A new playwright battles old issues in a fresh, raw way.

If you don’t recognize the name Tarell Alvin McCraney, consider this your introduction. At 31, this young playwright has accomplished more than most in the theater biz manage to do in a lifetime. Just a few of his achievements: the 2008 off-Broadway hit Wig Out!; a Whiting Writers Award of $50,000; a National Endowment for the Arts award of $90,000; a Yale degree; and assisting August Wilson while still in college. But perhaps his most impressive—and notable—feat is the critically acclaimed trilogy, The Brother/Sister Plays.

The series of plays revolves around a community of African Americans living through multiple decades in a housing project in a Louisiana bayou. (McCraney himself grew up in Miami, Florida’s Liberty City projects, among the worst in the nation.) The first part of the trilogy is In the Red and Brown Water, opening tomorrow night at the Guthrie Theater.
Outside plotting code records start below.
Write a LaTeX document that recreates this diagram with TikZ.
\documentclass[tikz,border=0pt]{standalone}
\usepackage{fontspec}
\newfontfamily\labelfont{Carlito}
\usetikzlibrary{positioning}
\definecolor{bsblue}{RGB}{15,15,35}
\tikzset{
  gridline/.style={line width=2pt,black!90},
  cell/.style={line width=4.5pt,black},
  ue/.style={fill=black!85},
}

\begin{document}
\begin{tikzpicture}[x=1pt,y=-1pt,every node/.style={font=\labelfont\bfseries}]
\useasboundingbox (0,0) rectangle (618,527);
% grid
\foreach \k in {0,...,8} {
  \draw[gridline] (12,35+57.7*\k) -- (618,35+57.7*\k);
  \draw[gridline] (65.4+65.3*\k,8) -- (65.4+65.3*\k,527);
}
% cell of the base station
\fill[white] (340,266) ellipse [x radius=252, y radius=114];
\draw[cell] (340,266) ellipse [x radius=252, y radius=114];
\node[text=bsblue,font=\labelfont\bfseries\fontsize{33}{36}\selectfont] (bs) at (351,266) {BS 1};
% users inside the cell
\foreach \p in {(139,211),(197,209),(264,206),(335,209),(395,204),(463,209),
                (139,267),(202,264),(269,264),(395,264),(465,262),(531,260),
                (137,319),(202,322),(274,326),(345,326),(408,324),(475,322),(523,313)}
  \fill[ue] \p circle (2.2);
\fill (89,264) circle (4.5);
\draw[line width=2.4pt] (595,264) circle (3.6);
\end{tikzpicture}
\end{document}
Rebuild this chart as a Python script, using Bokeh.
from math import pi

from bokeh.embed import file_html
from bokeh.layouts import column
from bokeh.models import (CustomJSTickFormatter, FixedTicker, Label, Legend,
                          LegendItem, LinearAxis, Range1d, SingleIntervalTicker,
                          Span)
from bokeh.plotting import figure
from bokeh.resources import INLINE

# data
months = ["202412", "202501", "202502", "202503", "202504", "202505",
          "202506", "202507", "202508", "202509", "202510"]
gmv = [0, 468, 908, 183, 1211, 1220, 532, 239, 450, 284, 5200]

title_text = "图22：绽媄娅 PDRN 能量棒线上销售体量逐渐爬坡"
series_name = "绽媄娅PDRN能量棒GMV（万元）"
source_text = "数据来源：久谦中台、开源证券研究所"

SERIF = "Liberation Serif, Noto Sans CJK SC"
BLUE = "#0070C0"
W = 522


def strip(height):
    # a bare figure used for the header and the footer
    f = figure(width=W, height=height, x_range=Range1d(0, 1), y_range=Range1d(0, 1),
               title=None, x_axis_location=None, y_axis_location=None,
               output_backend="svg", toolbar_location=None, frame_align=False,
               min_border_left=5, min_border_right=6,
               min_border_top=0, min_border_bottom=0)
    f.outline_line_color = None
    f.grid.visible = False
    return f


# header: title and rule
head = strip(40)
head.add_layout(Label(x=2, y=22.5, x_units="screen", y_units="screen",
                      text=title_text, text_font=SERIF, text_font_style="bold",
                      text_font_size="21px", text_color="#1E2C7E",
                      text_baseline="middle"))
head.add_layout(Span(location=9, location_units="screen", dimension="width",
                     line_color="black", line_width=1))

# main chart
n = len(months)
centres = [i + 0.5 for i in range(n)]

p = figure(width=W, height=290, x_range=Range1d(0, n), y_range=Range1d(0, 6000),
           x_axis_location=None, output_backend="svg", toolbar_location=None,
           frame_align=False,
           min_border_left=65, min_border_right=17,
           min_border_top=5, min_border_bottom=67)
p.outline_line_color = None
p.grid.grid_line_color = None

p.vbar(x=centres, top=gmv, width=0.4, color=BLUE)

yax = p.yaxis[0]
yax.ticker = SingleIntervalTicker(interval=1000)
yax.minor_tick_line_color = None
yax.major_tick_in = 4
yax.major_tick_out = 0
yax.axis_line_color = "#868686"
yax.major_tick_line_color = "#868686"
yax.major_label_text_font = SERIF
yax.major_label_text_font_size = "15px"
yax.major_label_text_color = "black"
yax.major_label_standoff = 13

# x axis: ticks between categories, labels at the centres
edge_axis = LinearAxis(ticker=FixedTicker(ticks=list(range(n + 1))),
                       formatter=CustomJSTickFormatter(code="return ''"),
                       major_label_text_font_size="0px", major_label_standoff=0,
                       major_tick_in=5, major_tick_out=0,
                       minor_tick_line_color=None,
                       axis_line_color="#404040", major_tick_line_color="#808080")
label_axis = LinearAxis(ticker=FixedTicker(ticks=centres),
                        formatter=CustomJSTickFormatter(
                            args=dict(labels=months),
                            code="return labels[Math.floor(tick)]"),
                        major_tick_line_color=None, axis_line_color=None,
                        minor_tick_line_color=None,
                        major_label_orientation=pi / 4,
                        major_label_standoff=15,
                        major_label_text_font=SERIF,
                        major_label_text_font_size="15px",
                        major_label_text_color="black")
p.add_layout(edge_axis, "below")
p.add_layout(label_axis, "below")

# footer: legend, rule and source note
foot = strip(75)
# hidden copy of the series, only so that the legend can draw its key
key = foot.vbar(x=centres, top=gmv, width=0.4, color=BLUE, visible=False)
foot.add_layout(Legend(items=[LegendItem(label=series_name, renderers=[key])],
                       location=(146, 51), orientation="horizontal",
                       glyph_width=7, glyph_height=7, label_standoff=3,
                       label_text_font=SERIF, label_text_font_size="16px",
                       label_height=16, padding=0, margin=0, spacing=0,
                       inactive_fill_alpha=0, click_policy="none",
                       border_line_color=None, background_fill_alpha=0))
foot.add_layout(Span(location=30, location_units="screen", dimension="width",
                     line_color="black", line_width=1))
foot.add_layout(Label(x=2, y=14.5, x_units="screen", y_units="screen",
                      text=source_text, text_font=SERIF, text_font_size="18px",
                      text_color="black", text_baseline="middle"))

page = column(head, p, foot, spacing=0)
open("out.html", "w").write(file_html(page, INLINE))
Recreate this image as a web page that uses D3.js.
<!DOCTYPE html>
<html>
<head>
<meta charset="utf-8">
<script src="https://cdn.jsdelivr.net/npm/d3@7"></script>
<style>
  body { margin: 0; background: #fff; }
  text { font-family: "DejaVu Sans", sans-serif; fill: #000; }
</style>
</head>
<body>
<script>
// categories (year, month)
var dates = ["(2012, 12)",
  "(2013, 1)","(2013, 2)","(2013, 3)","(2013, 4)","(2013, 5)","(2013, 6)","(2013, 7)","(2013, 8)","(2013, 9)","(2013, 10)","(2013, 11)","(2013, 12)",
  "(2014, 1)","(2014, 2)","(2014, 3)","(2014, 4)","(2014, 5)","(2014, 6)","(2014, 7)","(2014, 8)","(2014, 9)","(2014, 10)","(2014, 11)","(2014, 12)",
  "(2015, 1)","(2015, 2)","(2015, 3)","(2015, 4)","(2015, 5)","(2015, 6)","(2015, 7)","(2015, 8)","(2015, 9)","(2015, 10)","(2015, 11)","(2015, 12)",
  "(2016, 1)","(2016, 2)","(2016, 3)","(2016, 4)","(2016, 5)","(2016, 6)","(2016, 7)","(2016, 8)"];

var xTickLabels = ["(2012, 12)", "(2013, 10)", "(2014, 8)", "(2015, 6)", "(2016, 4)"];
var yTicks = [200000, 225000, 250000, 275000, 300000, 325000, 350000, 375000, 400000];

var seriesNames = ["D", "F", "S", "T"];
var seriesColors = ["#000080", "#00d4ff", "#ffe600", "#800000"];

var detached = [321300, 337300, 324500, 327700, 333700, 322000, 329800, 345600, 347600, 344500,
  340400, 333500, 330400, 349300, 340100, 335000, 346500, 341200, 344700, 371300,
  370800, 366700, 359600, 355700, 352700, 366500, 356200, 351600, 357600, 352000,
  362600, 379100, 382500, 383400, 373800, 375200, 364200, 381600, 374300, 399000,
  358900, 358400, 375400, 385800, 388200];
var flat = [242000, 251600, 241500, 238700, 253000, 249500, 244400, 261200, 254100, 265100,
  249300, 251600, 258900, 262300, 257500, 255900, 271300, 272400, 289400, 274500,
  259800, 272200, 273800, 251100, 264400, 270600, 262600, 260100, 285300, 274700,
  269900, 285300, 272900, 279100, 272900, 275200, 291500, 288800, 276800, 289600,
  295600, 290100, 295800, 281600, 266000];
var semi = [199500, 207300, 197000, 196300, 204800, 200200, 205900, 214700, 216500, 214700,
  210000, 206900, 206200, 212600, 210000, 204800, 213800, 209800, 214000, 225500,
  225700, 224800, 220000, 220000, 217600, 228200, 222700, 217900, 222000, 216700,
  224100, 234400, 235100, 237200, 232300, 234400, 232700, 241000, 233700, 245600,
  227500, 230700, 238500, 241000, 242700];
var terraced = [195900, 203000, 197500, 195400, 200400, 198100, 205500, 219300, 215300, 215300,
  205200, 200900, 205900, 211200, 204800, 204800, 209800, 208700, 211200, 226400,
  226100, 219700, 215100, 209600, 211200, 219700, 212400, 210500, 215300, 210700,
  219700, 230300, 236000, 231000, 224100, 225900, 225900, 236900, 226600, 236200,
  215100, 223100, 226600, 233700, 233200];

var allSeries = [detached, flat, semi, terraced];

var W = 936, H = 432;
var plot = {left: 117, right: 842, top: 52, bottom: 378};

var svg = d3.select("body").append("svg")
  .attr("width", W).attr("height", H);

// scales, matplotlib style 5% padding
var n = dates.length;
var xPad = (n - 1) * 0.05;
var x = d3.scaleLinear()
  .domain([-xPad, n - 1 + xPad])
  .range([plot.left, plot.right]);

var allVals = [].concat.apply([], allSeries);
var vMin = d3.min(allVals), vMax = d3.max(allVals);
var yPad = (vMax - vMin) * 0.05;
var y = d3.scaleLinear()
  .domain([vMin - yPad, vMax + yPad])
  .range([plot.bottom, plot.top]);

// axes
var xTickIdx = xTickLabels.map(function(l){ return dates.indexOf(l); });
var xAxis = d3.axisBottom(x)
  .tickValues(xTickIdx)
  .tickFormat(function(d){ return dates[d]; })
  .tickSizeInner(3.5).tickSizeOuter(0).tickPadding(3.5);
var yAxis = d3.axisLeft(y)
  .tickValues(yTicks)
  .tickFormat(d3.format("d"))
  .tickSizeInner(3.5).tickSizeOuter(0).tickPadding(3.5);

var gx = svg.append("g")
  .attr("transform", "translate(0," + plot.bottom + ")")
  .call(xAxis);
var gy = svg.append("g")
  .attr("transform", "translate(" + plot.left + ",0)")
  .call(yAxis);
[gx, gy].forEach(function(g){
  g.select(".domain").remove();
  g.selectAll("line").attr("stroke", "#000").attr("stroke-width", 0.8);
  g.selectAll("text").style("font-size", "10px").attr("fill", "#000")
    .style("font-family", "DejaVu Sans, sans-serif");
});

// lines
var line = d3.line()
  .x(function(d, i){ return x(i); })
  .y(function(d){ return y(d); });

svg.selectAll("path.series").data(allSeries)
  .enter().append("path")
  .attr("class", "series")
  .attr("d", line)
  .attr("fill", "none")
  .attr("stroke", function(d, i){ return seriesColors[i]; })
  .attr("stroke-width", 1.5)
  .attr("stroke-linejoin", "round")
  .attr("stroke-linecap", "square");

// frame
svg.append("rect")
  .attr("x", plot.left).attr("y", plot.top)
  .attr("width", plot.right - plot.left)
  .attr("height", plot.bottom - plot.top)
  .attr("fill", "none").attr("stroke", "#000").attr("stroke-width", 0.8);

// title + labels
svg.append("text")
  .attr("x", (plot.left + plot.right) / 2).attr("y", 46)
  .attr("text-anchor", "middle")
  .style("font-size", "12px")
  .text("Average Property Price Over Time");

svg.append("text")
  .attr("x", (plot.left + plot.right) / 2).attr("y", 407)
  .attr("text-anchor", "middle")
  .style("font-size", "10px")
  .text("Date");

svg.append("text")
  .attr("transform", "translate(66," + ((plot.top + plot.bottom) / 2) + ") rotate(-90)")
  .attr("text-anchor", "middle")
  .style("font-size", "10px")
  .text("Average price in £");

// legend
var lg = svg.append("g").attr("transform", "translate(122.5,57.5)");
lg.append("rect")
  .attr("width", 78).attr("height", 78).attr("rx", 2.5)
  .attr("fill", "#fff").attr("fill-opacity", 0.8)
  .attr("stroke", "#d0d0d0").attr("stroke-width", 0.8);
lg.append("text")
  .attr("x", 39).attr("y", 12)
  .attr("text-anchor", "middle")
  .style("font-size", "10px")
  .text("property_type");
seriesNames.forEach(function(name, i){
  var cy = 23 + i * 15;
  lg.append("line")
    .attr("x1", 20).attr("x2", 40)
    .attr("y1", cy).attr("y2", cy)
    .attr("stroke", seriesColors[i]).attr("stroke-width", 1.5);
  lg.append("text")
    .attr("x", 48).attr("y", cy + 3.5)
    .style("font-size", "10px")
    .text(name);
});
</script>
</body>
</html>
The play follows a young track star, Oya, as she faces the difficult decision of what to do with her future: Stay in the projects to care for her sick mother or accept a scholarship that would give her a chance at a new life?

Staged on the Dowling Studio stage, In the Red and Brown Water is a play of depth; a production that juxtaposes the harsh elements of reality with West African mysticism, joy with sorrows, and the fresh perspectives of a new playwright with the time-old question of what the future holds.

In the Red and Brown Water
Thursday, May 12–Sunday, June 5
$18–$30
Guthrie Theater, 730 Second Ave. S., Mpls.